Retype verbatim only the lines below, starting at the one that contains "What Apache ECharts" and ending at the one that contains "const importTicks = [0, 500, 1000, 1500, 2000, 2500];". Pictures are excluded from the copy.

☆ ☆ ☆ ☆ ☆

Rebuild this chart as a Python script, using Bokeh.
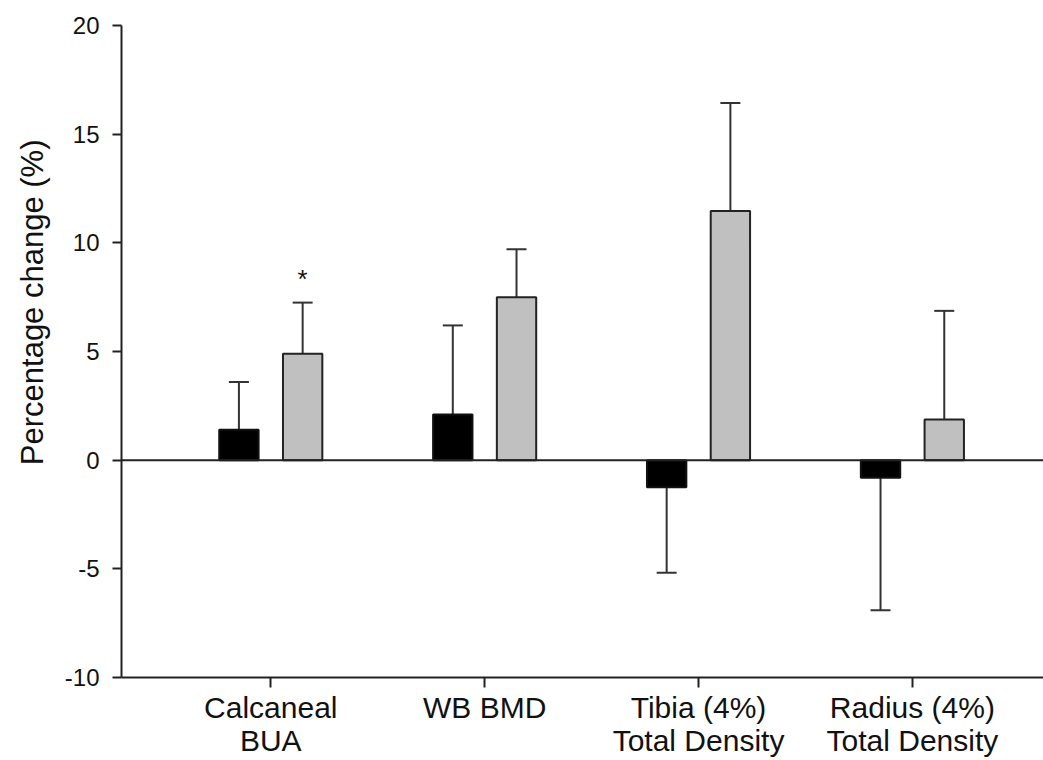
from bokeh.plotting import figure
from bokeh.models import Range1d, FixedTicker, Span, ColumnDataSource, Title
from bokeh.embed import file_html
from bokeh.resources import INLINE
from bokeh.core.properties import value
import numpy as np

# ---- data ----
categories = ["Calcaneal\nBUA", "WB BMD", "Tibia (4%)\nTotal Density", "Radius (4%)\nTotal Density"]
black_values = [1.4, 2.1, -1.25, -0.81]
black_errors = [2.2, 4.1, 3.93, 6.1]
gray_values = [4.9, 7.5, 11.47, 1.87]
gray_errors = [2.35, 2.2, 4.96, 5.0]
y_ticks = [-10, -5, 0, 5, 10, 15, 20]
y_tick_labels = ["-10", "-5", "0", "5", "10", "15", "20"]
y_label = "Percentage change (%)"
sig_category = [0]          # asterisk over gray bar of this category
sig_y = [8.35]
sig_text = ["*"]

FONT = "Liberation Sans"
AX = "#222222"
TXT = "#111111"

idx = np.arange(len(categories))
off = 0.149
bw = 0.184
x0, x1 = -0.698, 3.613

p = figure(width=1043, height=760, output_backend="svg", toolbar_location=None,
           x_range=Range1d(x0, x1), y_range=Range1d(-10, 20),
           min_border_left=121, min_border_right=0, min_border_top=25, min_border_bottom=83)
p.outline_line_color = None
p.grid.visible = False
p.background_fill_color = "white"

def series(vals, errs, dx):
    x = idx + dx
    v = np.array(vals)
    e = np.array(errs)
    end = np.where(v >= 0, v + e, v - e)
    return ColumnDataSource(dict(x=x, top=v, end=end))

sb = series(black_values, black_errors, -off)
sg = series(gray_values, gray_errors, off)

for src in (sb, sg):
    p.segment(x0="x", y0="top", x1="x", y1="end", source=src, line_color="#333333", line_width=2)
    p.scatter(x="x", y="end", source=src, marker="dash", size=20, line_color="#333333", line_width=2)

p.vbar(x="x", top="top", bottom=0, width=bw, source=sb, fill_color="#000000", line_color="#111111", line_width=2)
p.vbar(x="x", top="top", bottom=0, width=bw, source=sg, fill_color="#C0C0C0", line_color="#222222", line_width=2)

p.add_layout(Span(location=0, dimension="width", line_color=AX, line_width=2))

p.text(x=[i + off for i in sig_category], y=sig_y, text=sig_text, text_align="center",
       text_baseline="middle", text_font=value(FONT), text_font_size="26px", text_color=TXT)

# x axis with category names as tick labels
xa = p.xaxis[0]
xa.ticker = FixedTicker(ticks=list(idx))
xa.major_label_overrides = {int(i): c for i, c in zip(idx, categories)}
xa.major_label_text_font = FONT
xa.major_label_text_font_size = "30px"
xa.major_label_text_line_height = 1.0
xa.major_label_text_color = TXT
xa.major_label_standoff = 3
xa.minor_tick_line_color = None
xa.major_tick_out = 10
xa.major_tick_in = 0
xa.axis_line_color = AX
xa.axis_line_width = 2
xa.major_tick_line_color = AX
xa.major_tick_line_width = 2

ya = p.yaxis[0]
ya.ticker = FixedTicker(ticks=y_ticks)
ya.major_label_overrides = {t: s for t, s in zip(y_ticks, y_tick_labels)}
ya.minor_tick_line_color = None
ya.major_tick_out = 9
ya.major_tick_in = 0
ya.major_label_standoff = 13
ya.major_label_text_font = FONT
ya.major_label_text_font_size = "24px"
ya.major_label_text_color = TXT
ya.axis_line_color = AX
ya.axis_line_width = 2
ya.major_tick_line_color = AX
ya.major_tick_line_width = 2

# y axis title as a left-side title (allows shifting along the axis)
p.add_layout(Title(text=y_label, align="right", offset=114, standoff=23,
                   text_font=FONT, text_font_size="31px", text_font_style="normal",
                   text_color=TXT), "left")

open("out.html", "w").write(file_html(p, INLINE))
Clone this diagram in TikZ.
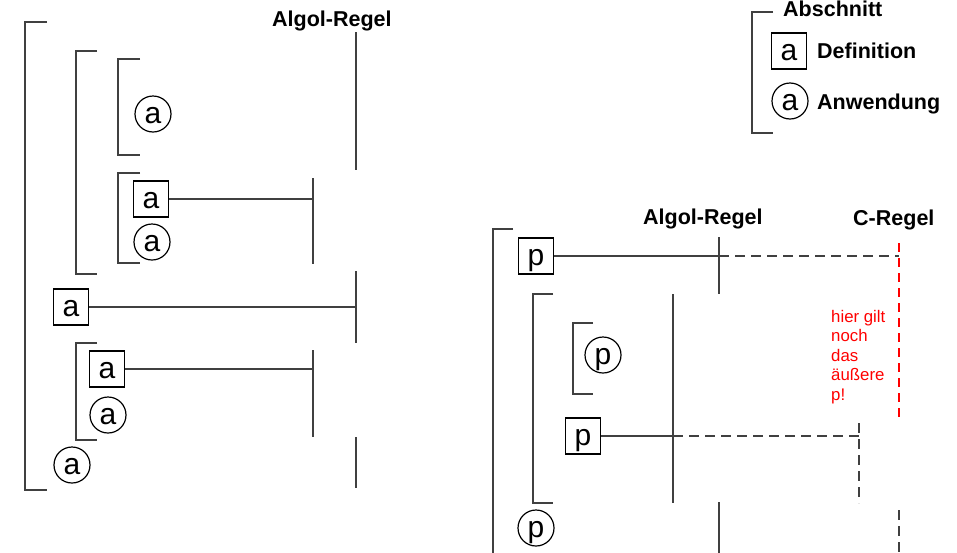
\documentclass[tikz,border=0pt]{standalone}
\usepackage{fontspec}
\setmainfont{Liberation Sans}
\newcommand{\glyphfont}{\fontsize{30}{30}\selectfont}
\begin{document}
\begin{tikzpicture}[x=1pt,y=-1pt,
  ln/.style={line width=1.2pt, draw=black!75},
  cdash/.style={ln, dash pattern=on 10pt off 6pt},
  rdash/.style={line width=1.2pt, draw=red, dash pattern=on 9pt off 6pt},
  defbox/.style={ln, draw=black, rectangle, minimum width=35pt, minimum height=36pt,
    inner sep=0pt, text height=19pt, text depth=0pt, font=\glyphfont},
  usecirc/.style={ln, draw=black, circle, minimum size=36pt, inner sep=0pt,
    text height=19pt, text depth=0pt, font=\glyphfont},
  head/.style={anchor=base west, inner sep=0pt, font=\fontsize{21.5}{24}\selectfont\bfseries},
  note/.style={anchor=base west, inner sep=0pt, text=red, font=\fontsize{16.8}{19.5}\selectfont}
]
\useasboundingbox (0,0) rectangle (957,552);

% ---------- left program: Algol scoping ----------
\node[head] (algolL) at (272,26) {Algol-Regel};

% nested sections
\draw[ln] (47,22) -- (25,22) -- (25,490) -- (47,490);
\draw[ln] (97,51) -- (76,51) -- (76,274) -- (97,274);
\draw[ln] (140,59) -- (118,59) -- (118,155) -- (140,155);
\draw[ln] (140,173) -- (118,173) -- (118,263) -- (140,263);
\draw[ln] (97,343) -- (76,343) -- (76,440) -- (97,440);

% definitions and uses
\node[usecirc] (u1) at (153,114) {a};
\node[defbox]  (d1) at (151,199) {a};
\node[usecirc] (u2) at (152,242) {a};
\node[defbox]  (d2) at (71,307) {a};
\node[defbox]  (d3) at (107,369) {a};
\node[usecirc] (u3) at (108,415) {a};
\node[usecirc] (u4) at (72,465) {a};

% validity ranges
\coordinate (r1t) at (356,32);  \coordinate (r1b) at (356,170);
\coordinate (r2t) at (313,178); \coordinate (r2b) at (313,264);
\coordinate (r3t) at (356,271); \coordinate (r3b) at (356,343);
\coordinate (r4t) at (313,350); \coordinate (r4b) at (313,437);
\coordinate (r5t) at (356,437); \coordinate (r5b) at (356,488);
\foreach \r in {1,...,5} \draw[ln] (r\r t) -- (r\r b);

\draw[ln] (d1.east) -- (d1 -| r2t);
\draw[ln] (d2.east) -- (d2 -| r3t);
\draw[ln] (d3.east) -- (d3 -| r4t);

% ---------- legend ----------
\draw[ln] (773,12) -- (752,12) -- (752,133) -- (773,133);
\node[head] (abs) at (783,16) {Abschnitt};
\node[defbox]  (ld) at (789,51) {a};
\node[usecirc] (lu) at (790,101) {a};
\node[head] (ldt) at (817,58) {Definition};
\node[head] (lut) at (817,109) {Anwendung};

% ---------- right program: Algol vs. C ----------
\node[head] (algolR) at (643,224) {Algol-Regel};
\node[head] (cregel) at (853,225) {C-Regel};

\draw[ln] (513,229) -- (493,229) -- (493,560);
\draw[ln] (553,294) -- (533,294) -- (533,503) -- (553,503);
\draw[ln] (593,323) -- (573,323) -- (573,394) -- (593,394);

\node[defbox]  (p1) at (536,256) {p};
\node[usecirc] (p2) at (603,355) {p};
\node[defbox]  (p3) at (583,436) {p};
\node[usecirc] (p4) at (536,528) {p};

% Algol ranges (solid)
\coordinate (a1t) at (719,237); \coordinate (a1b) at (719,294);
\coordinate (a2t) at (673,294); \coordinate (a2b) at (673,503);
\coordinate (a3t) at (719,502); \coordinate (a3b) at (719,560);
\foreach \r in {1,2,3} \draw[ln] (a\r t) -- (a\r b);

% C ranges (dashed)
\coordinate (c1t) at (899,243); \coordinate (c1b) at (899,417);
\coordinate (c2t) at (859,423); \coordinate (c2b) at (859,503);
\coordinate (c3t) at (899,510); \coordinate (c3b) at (899,560);
\draw[rdash] (c1t) -- (c1b);
\draw[cdash] (c2t) -- (c2b);
\draw[cdash] (c3t) -- (c3b);

\draw[ln] (p1.east) -- (p1 -| a1t);
\draw[cdash] (p1 -| a1t) -- (p1 -| c1t);
\draw[ln] (p3.east) -- (p3 -| a2t);
\draw[cdash] (p3 -| a2t) -- (p3 -| c2t);

\node[note] (n1) at (831,322) {hier gilt};
\node[note] (n2) at (831,341) {noch};
\node[note] (n3) at (831,361) {das};
\node[note] (n4) at (831,380) {äußere};
\node[note] (n5) at (831,400) {p!};
\end{tikzpicture}
\end{document}
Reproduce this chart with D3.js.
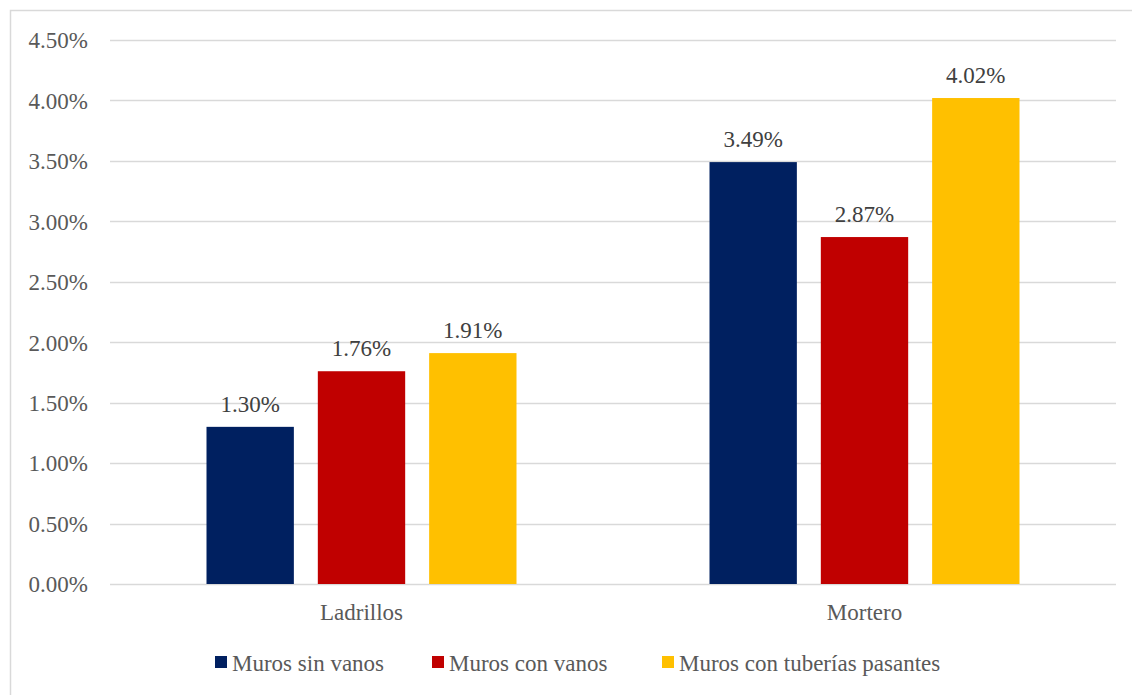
<!DOCTYPE html>
<html>
<head>
<meta charset="utf-8">
<script src="https://cdn.jsdelivr.net/npm/d3@7"></script>
</head>
<body style="margin:0;background:#fff">
<script>
const categories = ["Ladrillos", "Mortero"];
const seriesNames = ["Muros sin vanos", "Muros con vanos", "Muros con tuberías pasantes"];
const murosSinVanos = [0.0130, 0.0349];
const murosConVanos = [0.0176, 0.0287];
const murosConTuberias = [0.0191, 0.0402];
const yTicks = [0, 0.005, 0.01, 0.015, 0.02, 0.025, 0.03, 0.035, 0.04, 0.045];
const colors = ["#002060", "#C00000", "#FFC000"];

const FONT = "'Liberation Serif'";
const seriesValues = [murosSinVanos, murosConVanos, murosConTuberias];
const W = 1132, H = 695;
const svg = d3.select("body").append("svg").attr("width", W).attr("height", H);

// chart border
svg.append("rect").attr("x", 10.5).attr("y", 10.5).attr("width", W + 20).attr("height", H + 20)
  .attr("fill", "none").attr("stroke", "#d9d9d9").attr("stroke-width", 1.5);

const plot = {left: 110, right: 1116, top: 40, bottom: 584};
const y = d3.scaleLinear().domain([0, 0.045]).range([plot.bottom, plot.top]);
const x0 = d3.scaleBand().domain(categories).range([plot.left, plot.right]).paddingInner(0).paddingOuter(0);
const groupPad = 96.5;
const x1 = d3.scaleBand().domain(d3.range(seriesNames.length))
  .range([groupPad, x0.bandwidth() - groupPad]).paddingInner(24 / 111.5).paddingOuter(0);

// gridlines
svg.append("g").selectAll("line").data(yTicks).join("line")
  .attr("x1", plot.left).attr("x2", plot.right)
  .attr("y1", d => Math.round(y(d)) + 0.5).attr("y2", d => Math.round(y(d)) + 0.5)
  .attr("stroke", "#d9d9d9").attr("stroke-width", 1.3);

// y axis labels
const fmt = d3.format(".2%");
const yAxis = d3.axisLeft(y).tickValues(yTicks).tickFormat(fmt).tickSize(0).tickPadding(0);
const ya = svg.append("g").attr("transform", `translate(88,0)`).call(yAxis);
ya.attr("font-family", null).attr("font-size", null);
ya.select(".domain").remove();
ya.selectAll("text").attr("fill", "#595959").attr("dy", "0.34em")
  .style("font-family", FONT).style("font-size", "23px");

// bars
const groups = svg.append("g").selectAll("g").data(categories).join("g")
  .attr("transform", d => `translate(${x0(d)},0)`);
groups.each(function(cat, ci) {
  const g = d3.select(this);
  seriesValues.forEach((vals, si) => {
    const v = vals[ci];
    g.append("rect").attr("x", x1(si)).attr("width", x1.bandwidth())
      .attr("y", y(v)).attr("height", y(0) - y(v)).attr("fill", colors[si]);
    g.append("text").attr("x", x1(si) + x1.bandwidth() / 2).attr("y", y(v) - 15)
      .attr("text-anchor", "middle").attr("fill", "#404040")
      .style("font-family", FONT).style("font-size", "23px").text(fmt(v));
  });
});

// x axis labels
const xAxis = d3.axisBottom(x0).tickSize(0).tickPadding(0);
const xa = svg.append("g").attr("transform", `translate(0,${plot.bottom})`).call(xAxis);
xa.attr("font-family", null).attr("font-size", null);
xa.select(".domain").remove();
xa.selectAll("text").attr("fill", "#595959").attr("dy", null).attr("y", 36)
  .style("font-family", FONT).style("font-size", "23px");

// legend
const legendX = [215, 432, 662];
const lg = svg.append("g").selectAll("g").data(seriesNames).join("g")
  .attr("transform", (d, i) => `translate(${legendX[i]},656)`);
lg.append("rect").attr("width", 12).attr("height", 12).attr("fill", (d, i) => colors[i]);
lg.append("text").attr("x", 17).attr("y", 15).attr("fill", "#595959")
  .style("font-family", FONT).style("font-size", "23px").text(d => d);
</script>
</body>
</html>
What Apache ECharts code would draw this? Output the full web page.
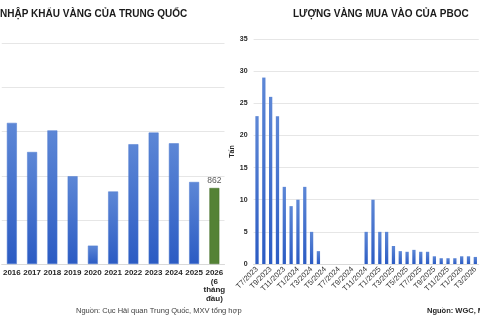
<!DOCTYPE html>
<html>
<head>
<meta charset="utf-8">
<script src="https://cdn.jsdelivr.net/npm/echarts@6/dist/echarts.min.js"></script>
<style>
  html, body { margin: 0; padding: 0; background: #fff; }
  #chart { width: 480px; height: 320px; }
</style>
</head>
<body>
<div id="chart"></div>
<script>
// Nhập khẩu vàng của Trung Quốc (tấn)
const importYears = ['2016', '2017', '2018', '2019', '2020', '2021', '2022', '2023', '2024', '2025', '2026\n(6\ntháng\nđầu)'];
const importValues = [1600, 1270, 1515, 995, 208, 822, 1358, 1490, 1368, 930, 862];
const importTicks = [0, 500, 1000, 1500, 2000, 2500];

// Lượng vàng mua vào của PBOC (tấn)
const pbocMonths = [
  'T7/2023', 'T8/2023', 'T9/2023', 'T10/2023', 'T11/2023', 'T12/2023',
  'T1/2024', 'T2/2024', 'T3/2024', 'T4/2024', 'T5/2024', 'T6/2024',
  'T7/2024', 'T8/2024', 'T9/2024', 'T10/2024', 'T11/2024', 'T12/2024',
  'T1/2025', 'T2/2025', 'T3/2025', 'T4/2025', 'T5/2025', 'T6/2025',
  'T7/2025', 'T8/2025', 'T9/2025', 'T10/2025', 'T11/2025', 'T12/2025',
  'T1/2026', 'T2/2026', 'T3/2026'
];
const pbocValues = [
  23, 29, 26, 23, 12, 9,
  10, 12, 5, 2, 0, 0,
  0, 0, 0, 0, 5, 10,
  5, 5, 2.8, 2, 1.9, 2.2,
  1.9, 1.9, 1.2, 0.9, 0.9, 0.9,
  1.2, 1.2, 1.1
];
const pbocTicks = [0, 5, 10, 15, 20, 25, 30, 35];

const blue = new echarts.graphic.LinearGradient(0, 0, 0, 1, [
  { offset: 0, color: '#5d87d6' },
  { offset: 1, color: '#2b5bc3' }
]);
const green = '#548235';

const chart = echarts.init(document.getElementById('chart'));

const option = {
  animation: false,
  textStyle: { fontFamily: 'Liberation Sans, Arial, sans-serif' },
  title: [
    {
      text: 'NHẬP KHẨU VÀNG CỦA TRUNG QUỐC',
      left: 0, top: 9, padding: 0,
      textStyle: { fontSize: 10, fontWeight: 'bold', color: '#1a1a1a' }
    },
    {
      text: 'LƯỢNG VÀNG MUA VÀO CỦA PBOC',
      left: 293, top: 9, padding: 0,
      textStyle: { fontSize: 10, fontWeight: 'bold', color: '#1a1a1a' }
    }
  ],
  graphic: [
    {
      type: 'text', left: 76, top: 307,
      style: { text: 'Nguồn: Cục Hải quan Trung Quốc, MXV tổng hợp', fontSize: 7.5, fill: '#404040', fontFamily: 'Liberation Sans' }
    },
    {
      type: 'text', left: 427, top: 307,
      style: { text: 'Nguồn: WGC, MXV tổng hợp', fontSize: 7.5, fontWeight: 'bold', fill: '#262626', fontFamily: 'Liberation Sans' }
    }
  ],
  grid: [
    { left: 1, right: 255.5, top: 43.5, bottom: 56 },
    { left: 253.6, right: -16.8, top: 39, bottom: 56 }
  ],
  xAxis: [
    {
      gridIndex: 0,
      type: 'category',
      data: importYears,
      axisTick: { show: false },
      axisLine: { lineStyle: { color: '#d9d9d9' } },
      axisLabel: {
        interval: 0, margin: 5,
        fontSize: 8, fontWeight: 'bold', color: '#262626', lineHeight: 8.5
      }
    },
    {
      gridIndex: 1,
      type: 'category',
      data: pbocMonths,
      axisTick: { show: false },
      axisLine: { lineStyle: { color: '#d9d9d9' } },
      axisLabel: {
        interval: 1, rotate: 45, margin: 4,
        fontSize: 7.5, color: '#333333'
      }
    }
  ],
  yAxis: [
    {
      gridIndex: 0,
      type: 'value',
      min: importTicks[0],
      max: importTicks[importTicks.length - 1],
      interval: importTicks[1] - importTicks[0],
      axisLabel: { show: false },
      splitLine: { lineStyle: { color: '#e6e6e6' } }
    },
    {
      gridIndex: 1,
      type: 'value',
      min: pbocTicks[0],
      max: pbocTicks[pbocTicks.length - 1],
      interval: pbocTicks[1] - pbocTicks[0],
      name: 'Tấn',
      nameLocation: 'middle',
      nameGap: 4,
      nameTextStyle: { fontSize: 7, fontWeight: 'bold', color: '#262626' },
      axisLabel: { fontSize: 7, fontWeight: 'bold', color: '#262626', margin: 6 },
      splitLine: { lineStyle: { color: '#e6e6e6' } }
    }
  ],
  series: [
    {
      type: 'bar',
      xAxisIndex: 0, yAxisIndex: 0,
      barWidth: '49%',
      data: importValues.map((v, i) => {
        const last = i === importValues.length - 1;
        return {
          value: v,
          itemStyle: { color: last ? green : blue, borderColor: last ? '#476f2c' : '#4f7bd0', borderWidth: 0.5 },
          label: last ? { show: true, position: 'top', distance: 3, fontSize: 8.5, color: '#595959' } : { show: false }
        };
      })
    },
    {
      type: 'bar',
      xAxisIndex: 1, yAxisIndex: 1,
      barWidth: '48%',
      itemStyle: { color: blue },
      data: pbocValues
    }
  ]
};

chart.setOption(option);
</script>
</body>
</html>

☆ ☆ ☆ ☆ ☆

Solved exercise:
What Apache ECharts code would draw this? Output the full web page.
<!DOCTYPE html>
<html>
<head>
<meta charset="utf-8">
<script src="https://cdn.jsdelivr.net/npm/echarts@6/dist/echarts.min.js"></script>
<style>
  html, body { margin: 0; padding: 0; background: #fff; }
  #chart { width: 480px; height: 320px; }
</style>
</head>
<body>
<div id="chart"></div>
<script>
// Nhập khẩu vàng của Trung Quốc (tấn)
const importYears = ['2016', '2017', '2018', '2019', '2020', '2021', '2022', '2023', '2024', '2025', '2026\n(6\ntháng\nđầu)'];
const importValues = [1600, 1270, 1515, 995, 208, 822, 1358, 1490, 1368, 930, 862];
const importTicks = [0, 500, 1000, 1500, 2000, 2500];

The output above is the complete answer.